Pets at Home is Dylans dowfall! He has wee'd numerous times, and on one horrible occasion done a poo in the middle of an aisle without me even noticing until someone pointed it out! Stealth pooing at its worst! Now we know I watch him like a hawk so it doesnt happen. He now just picks up very expensive toys that I then have to buy him.

Last weekend we were sitting in the car eating bacon sandwiches before we went for a walk. Dylan was on my knee and the window was open. We do this most weekends so its pretty normal. All of a sudden he leapt out of the window and buggered off through a car park heaving with people and cars. I nearly died! I leapt out the car, throwing my bacon sandwich on the floor and legged it after him. I met him on his way back to the car. Turned out he needed a wee and I hadnt paid attention and all his wiggling was him needing a wee. So when I didnt pay attention he sorted it for himself. Lesson learnt in paying attention!

I think the most embarrassing thing he ever did was when I took him lure racing for the first time. We stood at the start line and the lure went, but at the same time some kids were playing football 50yds away. Dylan loves kids and was clearly watching them not the lure. He took off like a rocket, after the blumming football! Grabbed the football, punctured it and point blank refused to be caught. He was doing that very cute thing naught dogs do, letting me nearly catch him, then legging it. I already looked like a bit of an idiot, with all the old lurcher men, and then me and my cosseted pet dog complete with coat. I had to get some of the old men to line up and grab him. I never lived it down even after over a year of racing with no more issues!
 
not my dog but she belonged to the farmer who's farm we lived on at the time,

a car we did not recognise arrived on the farm so I went out to see if they needed any help, there were 3 older ladies in the car one of whom had been housed on the farm during the war, she was visiting family whilst in the country (she lived in Canada), it was after finding all this out that I apologised for the smelly sarcoptic mange ridden boxer dog that was sat on the back seat in between 2 lovely ladies-the dog would not get out for me and the farmer was out for the day. I had to leave them to it suggesting if they all got out to wander round and have a look hopefully the dog would follow them
 
Came home this morning from work and it looked like it had snowed.

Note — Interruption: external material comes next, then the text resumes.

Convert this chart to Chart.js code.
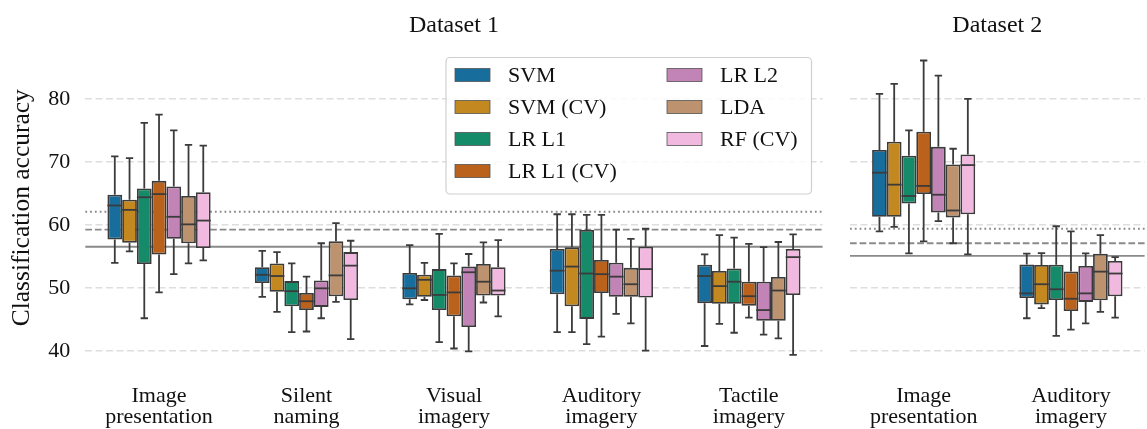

I hadn't shut my bedroom door properly and teal had got to the bog rolls in my bathroom. Teal has a toilet roll fetish, my dogs don't destroy much but toilet rolls and stuffed toys get similar treatment, shredded.

Anyway I had 6 loo rolls and now I have none !

Only annoyed coz they were posh ones I got on offer haha
 
I am still proud of the fact Dylan jumped up at Fiona Bruce at an antiques roadshow venue. He was loose in the office, she was fair game haha.


Dylan poos million miles away from the footpath where as teal goes right in the middle normally in front of me and he does a trail. Many a time he gets spaniel runny bum syndrome as I call it and proceeds to go infront of people on walks mega embarrassing.